マンション管理士の独り言・・・1378

マンション管理士の独り言・・・1378

「大本営発表・・・その2」

前回、新築マンションの残戸数についてつぶやいたら、マンション販売に携わっていた方から「そうでしたね。上乗せしてチラシに載せてましたね。」と、また管理会社さんからは「正確な引き渡し数が分からず困ってしまいます。」というお言葉をいただきました。

それに気を良くしてもう一回つぶやいちゃいます。

「誰でも1日200回は噓をつく」(クラウディア・マイヤー著)という本があります。

1日200回でなく10分の会話で2回という学者もいます。回数には諸説ありますが、共通しているのは私達全員が、毎日自分が思っている以上に嘘をついている、ってことです。

「私はそんなに嘘はつかない」って思った人は既に1回嘘をつきました。

嘘をついてはいけませんが、しかし嘘をつかないとスムーズに運ばないのも人生や社会です。思ったことをそのまま口に出したら人間関係なんてアッいう間に壊われちゃいます。

また社内でも変人、裏切り者のレッテルさえ貼られちゃいます。

出された食事に「不味い。食えたもんじゃない」って、来場者に「買わないくせに。
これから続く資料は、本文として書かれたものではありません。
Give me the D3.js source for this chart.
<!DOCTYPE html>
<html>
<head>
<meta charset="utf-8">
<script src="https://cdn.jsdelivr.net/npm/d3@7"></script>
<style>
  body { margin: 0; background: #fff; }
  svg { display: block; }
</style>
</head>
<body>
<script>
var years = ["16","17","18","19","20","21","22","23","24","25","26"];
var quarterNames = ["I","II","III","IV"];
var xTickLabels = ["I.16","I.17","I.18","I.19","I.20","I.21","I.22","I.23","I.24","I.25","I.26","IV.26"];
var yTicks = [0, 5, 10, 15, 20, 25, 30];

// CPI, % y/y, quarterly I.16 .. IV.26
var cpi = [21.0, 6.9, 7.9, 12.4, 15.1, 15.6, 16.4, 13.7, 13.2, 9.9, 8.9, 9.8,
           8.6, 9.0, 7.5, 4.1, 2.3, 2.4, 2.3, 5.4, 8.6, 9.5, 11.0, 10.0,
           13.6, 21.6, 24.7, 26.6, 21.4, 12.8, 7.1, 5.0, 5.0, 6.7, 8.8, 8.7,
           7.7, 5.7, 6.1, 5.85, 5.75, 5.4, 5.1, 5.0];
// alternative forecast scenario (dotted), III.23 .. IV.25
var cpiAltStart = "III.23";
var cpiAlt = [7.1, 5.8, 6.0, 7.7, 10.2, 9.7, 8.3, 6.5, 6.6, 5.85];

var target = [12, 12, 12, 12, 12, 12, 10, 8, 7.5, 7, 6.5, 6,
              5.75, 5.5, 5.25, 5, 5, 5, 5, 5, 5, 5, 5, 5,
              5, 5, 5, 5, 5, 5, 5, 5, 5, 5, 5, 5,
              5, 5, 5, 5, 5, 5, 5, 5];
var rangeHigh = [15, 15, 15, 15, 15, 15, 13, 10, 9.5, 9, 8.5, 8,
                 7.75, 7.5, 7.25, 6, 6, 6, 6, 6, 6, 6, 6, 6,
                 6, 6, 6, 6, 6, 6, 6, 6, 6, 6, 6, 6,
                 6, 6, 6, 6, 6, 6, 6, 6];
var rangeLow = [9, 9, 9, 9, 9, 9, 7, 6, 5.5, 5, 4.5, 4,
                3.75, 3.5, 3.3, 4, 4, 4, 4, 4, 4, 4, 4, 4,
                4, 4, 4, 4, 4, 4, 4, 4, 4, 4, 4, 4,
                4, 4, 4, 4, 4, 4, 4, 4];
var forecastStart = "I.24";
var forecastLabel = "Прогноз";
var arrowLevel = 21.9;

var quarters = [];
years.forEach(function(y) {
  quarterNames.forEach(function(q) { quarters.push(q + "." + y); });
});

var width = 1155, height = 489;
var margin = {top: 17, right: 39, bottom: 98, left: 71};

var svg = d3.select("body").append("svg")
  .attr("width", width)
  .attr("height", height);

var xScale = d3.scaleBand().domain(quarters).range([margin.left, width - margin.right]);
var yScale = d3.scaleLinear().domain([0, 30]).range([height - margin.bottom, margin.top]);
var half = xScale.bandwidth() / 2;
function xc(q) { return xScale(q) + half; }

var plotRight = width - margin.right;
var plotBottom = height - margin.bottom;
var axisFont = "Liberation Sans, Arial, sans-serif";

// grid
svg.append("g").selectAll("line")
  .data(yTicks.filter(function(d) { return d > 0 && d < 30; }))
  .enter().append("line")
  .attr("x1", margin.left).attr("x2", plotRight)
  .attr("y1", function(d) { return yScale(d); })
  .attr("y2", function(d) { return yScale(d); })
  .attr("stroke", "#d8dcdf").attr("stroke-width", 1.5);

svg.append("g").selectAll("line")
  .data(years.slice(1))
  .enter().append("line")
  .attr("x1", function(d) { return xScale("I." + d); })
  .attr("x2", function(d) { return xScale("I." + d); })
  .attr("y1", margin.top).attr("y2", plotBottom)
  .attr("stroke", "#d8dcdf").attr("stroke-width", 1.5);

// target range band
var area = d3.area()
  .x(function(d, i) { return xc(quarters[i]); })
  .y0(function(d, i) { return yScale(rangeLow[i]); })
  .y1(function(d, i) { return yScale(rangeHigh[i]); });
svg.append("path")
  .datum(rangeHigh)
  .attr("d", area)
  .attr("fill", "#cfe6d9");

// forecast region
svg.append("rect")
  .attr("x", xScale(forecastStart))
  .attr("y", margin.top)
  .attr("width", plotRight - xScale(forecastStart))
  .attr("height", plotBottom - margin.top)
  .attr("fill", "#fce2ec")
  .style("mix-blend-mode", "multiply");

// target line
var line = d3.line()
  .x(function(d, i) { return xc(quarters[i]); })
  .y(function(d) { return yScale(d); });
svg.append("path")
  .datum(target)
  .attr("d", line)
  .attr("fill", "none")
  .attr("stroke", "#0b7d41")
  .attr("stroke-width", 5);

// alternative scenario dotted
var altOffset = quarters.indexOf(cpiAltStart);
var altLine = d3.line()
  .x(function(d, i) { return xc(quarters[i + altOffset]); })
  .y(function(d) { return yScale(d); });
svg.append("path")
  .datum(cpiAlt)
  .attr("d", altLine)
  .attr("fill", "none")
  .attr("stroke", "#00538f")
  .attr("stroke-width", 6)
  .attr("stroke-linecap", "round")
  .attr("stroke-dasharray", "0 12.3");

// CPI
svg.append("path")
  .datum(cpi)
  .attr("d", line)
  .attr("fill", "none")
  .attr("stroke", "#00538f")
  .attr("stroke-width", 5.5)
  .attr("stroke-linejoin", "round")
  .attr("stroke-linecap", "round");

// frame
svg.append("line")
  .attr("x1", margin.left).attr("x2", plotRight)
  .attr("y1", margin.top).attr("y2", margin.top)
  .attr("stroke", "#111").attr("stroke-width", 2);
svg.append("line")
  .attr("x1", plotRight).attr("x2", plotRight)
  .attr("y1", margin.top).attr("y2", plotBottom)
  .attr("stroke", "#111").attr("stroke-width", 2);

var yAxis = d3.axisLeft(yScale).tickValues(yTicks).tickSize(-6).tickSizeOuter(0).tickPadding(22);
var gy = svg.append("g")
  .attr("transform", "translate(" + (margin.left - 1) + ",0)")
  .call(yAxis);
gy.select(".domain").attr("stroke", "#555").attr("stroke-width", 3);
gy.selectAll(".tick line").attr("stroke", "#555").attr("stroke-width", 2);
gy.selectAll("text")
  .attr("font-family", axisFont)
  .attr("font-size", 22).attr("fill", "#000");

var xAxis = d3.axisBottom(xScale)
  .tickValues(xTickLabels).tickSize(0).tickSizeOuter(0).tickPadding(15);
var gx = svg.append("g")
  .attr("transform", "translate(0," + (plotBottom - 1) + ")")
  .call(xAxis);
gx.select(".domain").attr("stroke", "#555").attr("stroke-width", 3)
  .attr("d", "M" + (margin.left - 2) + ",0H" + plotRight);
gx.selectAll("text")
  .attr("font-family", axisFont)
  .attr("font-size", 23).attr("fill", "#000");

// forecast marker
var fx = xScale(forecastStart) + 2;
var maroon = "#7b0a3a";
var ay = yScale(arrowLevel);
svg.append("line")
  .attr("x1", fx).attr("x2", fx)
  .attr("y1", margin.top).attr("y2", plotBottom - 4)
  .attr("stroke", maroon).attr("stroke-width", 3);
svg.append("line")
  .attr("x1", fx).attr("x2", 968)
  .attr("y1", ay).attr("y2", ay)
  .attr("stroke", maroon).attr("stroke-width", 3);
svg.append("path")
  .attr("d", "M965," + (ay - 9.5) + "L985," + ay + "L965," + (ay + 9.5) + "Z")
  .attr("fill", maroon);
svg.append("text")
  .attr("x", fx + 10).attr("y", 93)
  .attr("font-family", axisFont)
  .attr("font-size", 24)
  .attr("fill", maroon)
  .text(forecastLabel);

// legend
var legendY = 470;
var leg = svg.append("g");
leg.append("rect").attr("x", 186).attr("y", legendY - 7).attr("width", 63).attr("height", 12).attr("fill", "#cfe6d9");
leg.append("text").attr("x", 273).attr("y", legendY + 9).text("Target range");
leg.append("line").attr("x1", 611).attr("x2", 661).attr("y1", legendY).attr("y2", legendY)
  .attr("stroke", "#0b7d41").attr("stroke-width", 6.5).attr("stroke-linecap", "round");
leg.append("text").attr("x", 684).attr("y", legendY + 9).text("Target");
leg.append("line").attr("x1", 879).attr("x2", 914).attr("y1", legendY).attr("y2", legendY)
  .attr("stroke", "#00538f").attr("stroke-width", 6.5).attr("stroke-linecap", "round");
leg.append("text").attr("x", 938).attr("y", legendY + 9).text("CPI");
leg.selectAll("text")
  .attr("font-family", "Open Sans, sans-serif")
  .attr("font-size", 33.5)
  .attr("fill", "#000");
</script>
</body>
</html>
もう2度と来るな!」なんて言えますか?

社会学者のマルク=ラインハルトは「嘘は社会生活を送るうえで極めて重要」と言っていますし、真理会社のロバートフェルトマンは、「嘘は1種の社会的能力」と評価までしているほどです。

犯罪につながったり、皆に迷惑を掛けるような大仰な嘘はいけませんが、社会生活を営む上での潤滑剤となる最低限の嘘はありですね。

そこで販売センターでのお話です。毎朝の営業マンミーティングです。先月も坊主だった営業マンに、販売センター長が、「今月の見込みは?」ってお尋ねです。

2月連続しても坊主ってわけには行きません。幸いにまだ確実ではないものの見込み客はいます。そこで「Aホット見込み客が1名あります。またB客ももう1名います」なんて希望的観測含めて発言します。もう一人の営業マンも同じような見込みを発表します。

販売センター長は、今月は上手くいけば4戸、悪くても2戸はいけるな」って思います。

そして販売センター長が集まっての本店会議です。くだんのセンター長へ部長から「今月の成約見込みは?」ってお尋ねです。

センター長は、ここのところの低空飛行が頭の隅にあります。そして「4戸は確実です。更なる上乗せも期待できます」なんて大判振る舞いの発言になります。

他の販売センター長からも“乗っけた”数字の発表が続きます。

月末になると調子のいいメッキ数字は剥がれて、実際の数字に唖然とする結果になってしまいます。

営業マンも本当の数字を言わないし、センター長も“乗せちゃう”し、さらに売れ行き好調と見せかける必要もあるという数字の集合体がホームページに残戸数として掲載されることになります。

数年前の話ですが大手ハウスメーカー営業マンが辞めた会社を相手取って訴訟を起こしました。その営業マンは成績が振るわず、上司からの追及から逃れるために架空の受注を作成し、しかも契約金まで支払っていました。会社から見れば何の問題もない受注です。

ところが本人の退職に伴い架空受注が露見しました。この契約金を変換しろって辞めた営業マンが提訴したものです。

どのような結論になったのかは知りませんが、醜い争いです。